Malaysian military radar readings indicated the plane may have reversed course and investigators were examining whether the plane attempted to turn around after encountering a problem.
The plane’s disappearance has already exposed flaws in global air safety. The disclosure that two passengers had stolen passports led Interpol to warn that few countries are rigorously checking its database to foil that practice.
The men using an Austrian and Italian passports stolen in Thailand have not yet been identified. Mr Rahman says CCTV images of the passengers boarding the flight showed one, or both, of the men resembled the black Italian footballer Mario Balotelli.
A Thai travel agent who booked them on to the plane told the Financial Times the tickets were arranged with an “Iranian contact” on behalf of clients looking for cheap tickets to Europe. The ticket involved an onward leg from Beijing to Amsterdam.
China is becoming increasingly impatient with Malaysia over the search. Half of those onboard were Chinese.
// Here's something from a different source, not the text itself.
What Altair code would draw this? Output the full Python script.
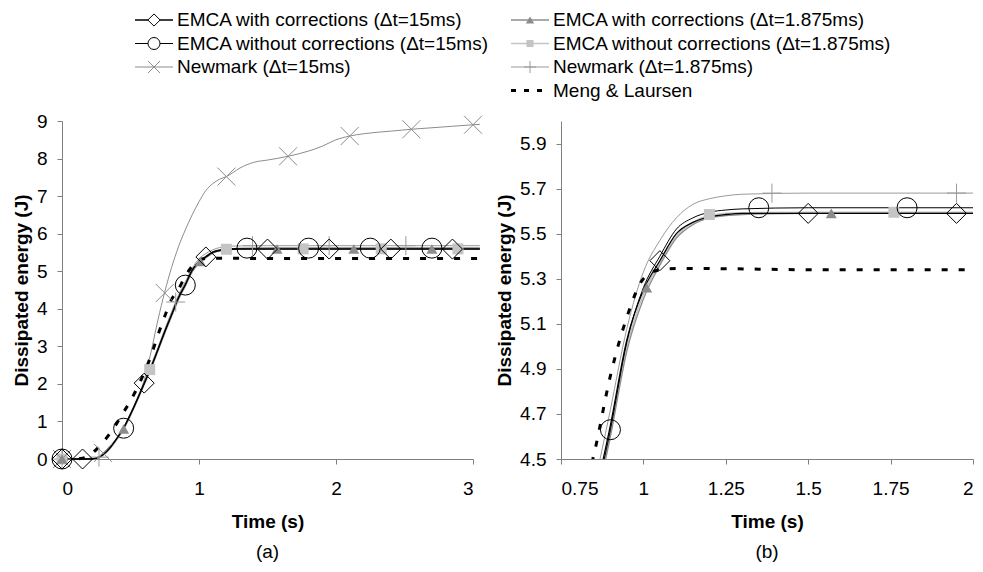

The foreign ministry says China had been urging Malaysia to speed up search and rescue efforts. China has dispatched more ships to the area and sent officials to Kuala Lumpur. It is also deploying its space satellites to help the search.
Malaysia Airlines has asked airport authorities, including Auckland, to step up security and baggage checks. Auckland has a daily flight to Kuala Lumpur.
Malaysia Airways is continuing to provide support to the families of passengers and has announced five family members for each passenger will be able to fly to Kuala Lumpur.